There's also just the basic stuff of "every keypress/chord equals a new character" - I have an app that I use every day that renders Ctrl + backspace rather than deleting the word?
Then there's input considerations; Macos uses alt for per-word navigation, windows uses Ctrl. Do you support the OS input type, or do you support a popular editor bindings (emacs) and how do you differentiate between an input to display and an input to take a navigation from? What about mobile? Most boards support input gestures, and autocomplete suggestions. How do you know to modify your current context over appending it to your input?
Finally, what about non-renderable input? If you're modifying a rich text string, how do you escape from a block, or how do insert between two separate blocks?
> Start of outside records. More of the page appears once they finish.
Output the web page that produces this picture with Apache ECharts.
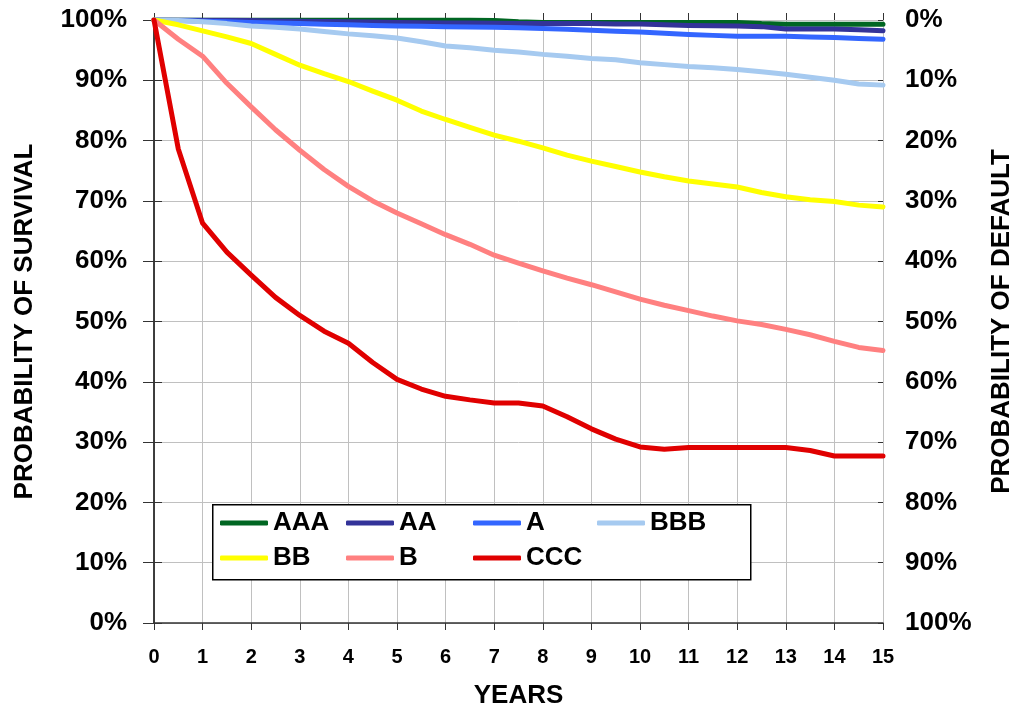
<!DOCTYPE html>
<html>
<head>
<meta charset="utf-8">
<script src="https://cdn.jsdelivr.net/npm/echarts@6/dist/echarts.min.js"></script>
<style>
html,body{margin:0;padding:0;background:#fff;}
#chart{width:1023px;height:715px;}
</style>
</head>
<body>
<div id="chart"></div>
<script>
// ---- Data (probability of survival, %) ----
const years = [0,0.5,1,1.5,2,2.5,3,3.5,4,4.5,5,5.5,6,6.5,7,7.5,8,8.5,9,9.5,10,10.5,11,11.5,12,12.5,13,13.5,14,14.5,15];
const seriesNames = ['AAA','AA','A','BBB','BB','B','CCC'];
const aaa = [100,100,100,100,100,100,100,100,100,100,100,100,100,100,99.9,99.7,99.6,99.6,99.6,99.6,99.6,99.6,99.6,99.6,99.6,99.4,99.3,99.3,99.3,99.3,99.3];
const aa  = [100,100,99.95,99.95,99.9,99.85,99.8,99.75,99.7,99.65,99.6,99.55,99.5,99.5,99.45,99.4,99.4,99.4,99.4,99.35,99.35,99.2,99.1,99.05,99.0,98.9,98.5,98.5,98.5,98.4,98.2];
const a   = [100,99.9,99.8,99.7,99.6,99.5,99.4,99.3,99.2,99.1,99.0,98.95,98.9,98.85,98.8,98.7,98.6,98.45,98.3,98.15,98.0,97.8,97.6,97.45,97.3,97.3,97.3,97.2,97.1,96.95,96.8];
const bbb = [100,99.9,99.7,99.4,99.0,98.8,98.5,98.1,97.7,97.4,97.0,96.4,95.7,95.4,95.0,94.7,94.3,94.0,93.6,93.4,92.9,92.6,92.3,92.1,91.8,91.4,91.0,90.5,90.0,89.4,89.2];
const bb  = [100,99.2,98.2,97.2,96.1,94.3,92.5,91.1,89.8,88.2,86.7,84.9,83.5,82.2,80.9,79.9,78.8,77.6,76.6,75.7,74.8,74.0,73.3,72.8,72.3,71.4,70.7,70.2,69.9,69.3,69.0];
const b   = [100,96.8,94,89.5,85.6,81.8,78.4,75.2,72.4,70,68,66.2,64.4,62.8,61,59.7,58.4,57.2,56.1,54.9,53.7,52.7,51.8,50.9,50.1,49.5,48.7,47.8,46.7,45.7,45.2];
const ccc = [100,78.6,66.3,61.5,57.7,54,51,48.4,46.4,43.2,40.4,38.8,37.6,37,36.5,36.5,36,34.2,32.2,30.5,29.2,28.8,29.1,29.1,29.1,29.1,29.1,28.6,27.7,27.7,27.7];
const seriesValues = [aaa, aa, a, bbb, bb, b, ccc];
const colors = ['#006622','#333399','#3366FF','#A6CAF0','#FFFF00','#FF8080','#E00000'];

// Legend layout: [left, top] of each item
const legendPos = [[220,510],[346,510],[473,510],[597,510],[220,545],[346,545],[473,545]];

const FONT = '"Liberation Sans", Arial, sans-serif';
const chart = echarts.init(document.getElementById('chart'), null, {renderer:'canvas'});

const axisLineStyle = {color:'#333', width:1.5};
const labelFont = {fontFamily:FONT, fontWeight:'bold', color:'#000'};

const series = seriesNames.map((n,i)=>({
  name:n, type:'line', xAxisIndex:0, yAxisIndex:0,
  data: years.map((t,k)=>[t, seriesValues[i][k]]),
  showSymbol:false, symbol:'none', smooth:false,
  color: colors[i],
  lineStyle:{color:colors[i], width:5, cap:'round', join:'round'},
  itemStyle:{color:colors[i]},
  z: 2 + i*0.01,
  animation:false
}));

const legends = seriesNames.map((n,i)=>({
  data:[n], left:legendPos[i][0], top:legendPos[i][1], orient:'horizontal',
  padding:0, itemGap:0, itemWidth:48, itemHeight:5, icon:'roundRect',
  textStyle:{fontFamily:FONT, fontWeight:'bold', fontSize:26, color:'#000', padding:[0,0,0,0]},
  selectedMode:false, z:6
}));

chart.setOption({
  backgroundColor:'#fff',
  animation:false,
  grid:{left:154, right:138, top:20, bottom:92, containLabel:false},
  legend: legends,
  graphic:[{
    type:'rect', left:212, top:504, z:5,
    shape:{width:538, height:75},
    style:{fill:'#fff', stroke:'#000', lineWidth:1.5}
  }],
  xAxis:[{
    type:'value', min:0, max:15, interval:1, position:'bottom',
    name:'YEARS', nameLocation:'middle', nameGap:60,
    nameTextStyle:{fontFamily:FONT, fontWeight:'bold', fontSize:26, color:'#000'},
    axisLine:{show:true, lineStyle:axisLineStyle},
    axisTick:{show:true, length:7, inside:false, lineStyle:{color:'#333', width:1}},
    axisLabel:Object.assign({fontSize:20, margin:24}, labelFont),
    splitLine:{show:true, lineStyle:{color:'#c0c0c0', width:1}}
  },{
    type:'value', min:0, max:15, interval:1, position:'bottom',
    axisLine:{show:false}, axisLabel:{show:false}, splitLine:{show:false},
    axisTick:{show:true, length:7, inside:true, lineStyle:{color:'#333', width:1}}
  }],
  yAxis:[{
    type:'value', min:0, max:100, interval:10, position:'left',
    name:'PROBABILITY OF SURVIVAL', nameLocation:'middle', nameRotate:90, nameGap:116,
    nameTextStyle:{fontFamily:FONT, fontWeight:'bold', fontSize:26, color:'#000'},
    axisLine:{show:true, lineStyle:axisLineStyle},
    axisTick:{show:true, length:11, inside:false, lineStyle:{color:'#333', width:1}},
    axisLabel:Object.assign({fontSize:26, margin:27, formatter:'{value}%'}, labelFont),
    splitLine:{show:true, lineStyle:{color:'#c0c0c0', width:1}}
  },{
    type:'value', min:0, max:100, interval:10, position:'right', inverse:true,
    name:'PROBABILITY OF DEFAULT', nameLocation:'middle', nameRotate:90, nameGap:106,
    nameTextStyle:{fontFamily:FONT, fontWeight:'bold', fontSize:26, color:'#000'},
    axisLine:{show:true, lineStyle:axisLineStyle},
    axisTick:{show:true, length:8, inside:false, lineStyle:{color:'#333', width:1}},
    axisLabel:Object.assign({fontSize:26, margin:22, formatter:'{value}%'}, labelFont),
    splitLine:{show:false}
  },{
    type:'value', min:0, max:100, interval:10, position:'left',
    axisLine:{show:false}, axisLabel:{show:false}, splitLine:{show:false},
    axisTick:{show:true, length:8, inside:true, lineStyle:{color:'#333', width:1}}
  },{
    type:'value', min:0, max:100, interval:10, position:'right',
    axisLine:{show:false}, axisLabel:{show:false}, splitLine:{show:false},
    axisTick:{show:true, length:5, inside:true, lineStyle:{color:'#333', width:1}}
  }],
  series: series
});
</script>
</body>
</html>
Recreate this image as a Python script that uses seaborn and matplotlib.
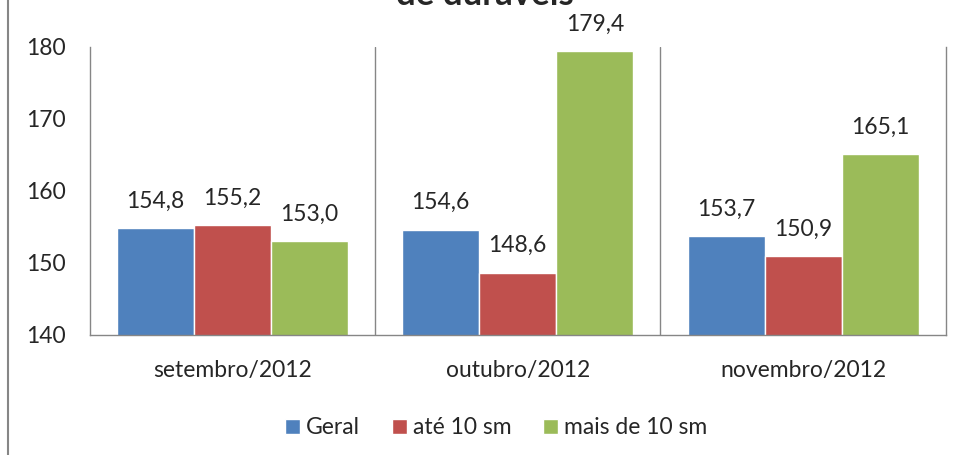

This. My name is Kayodé Lycaon. Note the é... how many places don’t support it? Some people consider names to be sacred and changing the spelling is more than a little offensive. Even UTF-8 can’t represent all characters in use. I believe there are Japanese names that can’t be represented by its character set.
I get it’s technically difficult but so many places treat people who are different as edge cases to be optimized away.
UTF-8 can represent any Unicode code point. If there is a character that it can’t represent, then that’s because that character is not encoded in Unicode; it has nothing to do with UTF-8 itself.
Perhaps the assumption by Unicode that we need emoji modifiers instead of just more emojis. All ~2000 valid combinations are enumerated anyway and many require different images so they're effectively different isolated characters.
That text is a sequence that we edit by having a cursor into it as opposed to a specialized form of graphics, maybe? We've inherited the controls of a typewriter (which provided a very simple graphical model for a narrow range of languages), but maybe they aren't what we need?